The lighting game has been transformed to LED. Nowadays, I can hardly imagine anyone buying other than an LED. The color spectrum is vast. They last forever, and they are cheap. The attribution for accelerating the adoption curve is great, close to 1.0. The curve without programs might look like the clothes washer curve in the chart below. With programs, it looks like the color TV curve. I will write about market transformation programs soon.
What should we use attribution for? Should it be used to adjust savings that a program is granted? No! Again, I compare to supply-side resources. Do utilities get hit with free ridership penalties for overbuilding supply or transmission systems? No. We have an oversupply of generating assets in the MISO region. Generating plants are being retired before they reach the end of their useful lifetimes. Why is this? Because new assets can be built (to generate profit) while maintaining prices at reasonable levels. Working assets are retired because they have been replaced with new assets.
It also occurs because load growth forecasts are always wrong, and it takes half a decade to get dispatchable generation built. The lights must stay on so there is upward fudging on the loads, in addition to earning more money for building more stuff.
Load forecasting is also strongly biased by what happened in the recent few years and extrapolating 20 years forward. Consider the following EIA chart. Miraculously, the forecasts for the next thirty years extrapolate what’s happened in the recent few years.

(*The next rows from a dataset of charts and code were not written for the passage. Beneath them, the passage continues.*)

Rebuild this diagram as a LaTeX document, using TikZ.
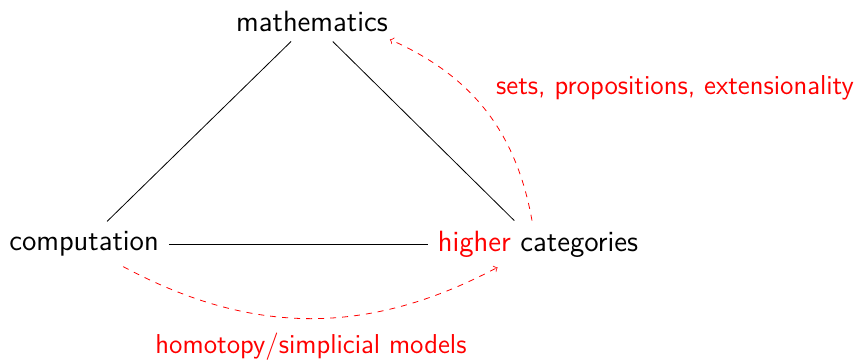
\documentclass[tikz,border=0pt]{standalone}
\usetikzlibrary{calc}
\begin{document}
\begin{tikzpicture}[x=0.5pt,y=-0.5pt,
  lbl/.style={font=\sffamily\fontsize{14.65pt}{17.6pt}\selectfont, inner sep=4.9pt},
  note/.style={font=\sffamily\fontsize{13.67pt}{16.4pt}\selectfont, inner sep=4.6pt, text=red},
  link/.style={draw=black, line width=0.4pt},
  remark/.style={draw=red, dashed, ->, line width=0.4pt}]
\useasboundingbox (0,0) rectangle (857,360);
\node[lbl] (math) at (312,21) {mathematics};
\node[lbl] (comp) at (84,244) {computation};
\node[lbl] (hc) at (538,244) {\textcolor{red}{higher} categories};
\node[note] (l1) at (675,88) {sets, propositions, extensionality};
\node[note] (l2) at (311,347) {homotopy/simplicial models};
\draw[link] (math) -- (comp);
\draw[link] (math) -- (hc);
\draw[link] (comp) -- (hc);
\draw[remark] ([xshift=-3pt]hc.north) to[bend right=28] ([shift={(-4pt,1pt)}]math.south east);
\draw[remark] (comp.-30) to[bend right=28] (hc.-150);
\end{tikzpicture}
\end{document}
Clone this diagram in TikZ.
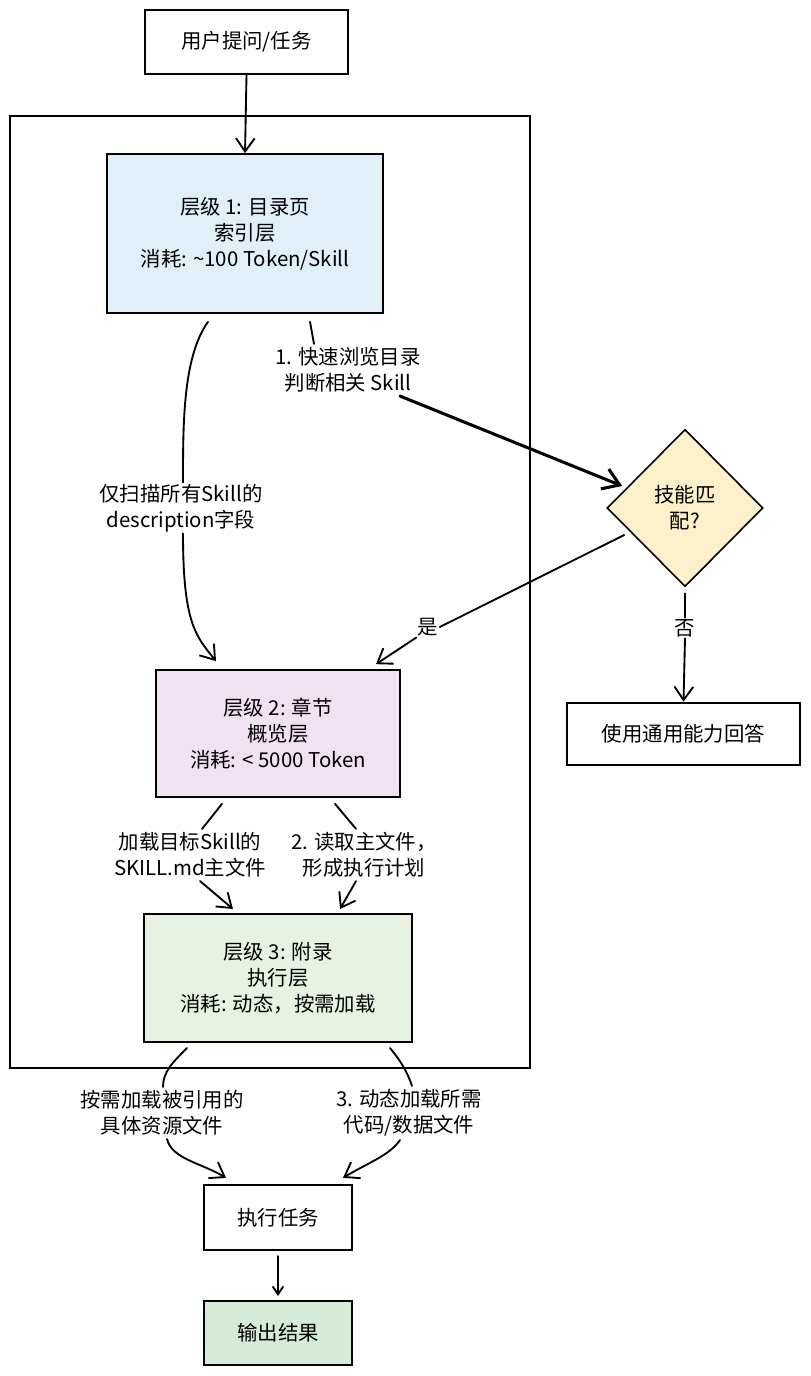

Utilities are not penalized for wrong load forecasts, so why should efficiency be penalized based on biased guesses for what people were thinking 18 months ago? The great Tom Eckman states, attribution merely measures how the cost of the resource is distributed across society. I add that the cost of supply-side resources is not equitable either. To make it so, prices would necessarily rise for society as a whole. Think about that a while.
 As opposed to the experimental RCT.
 Non-dispatchable renewable generation gets approved with no pushback.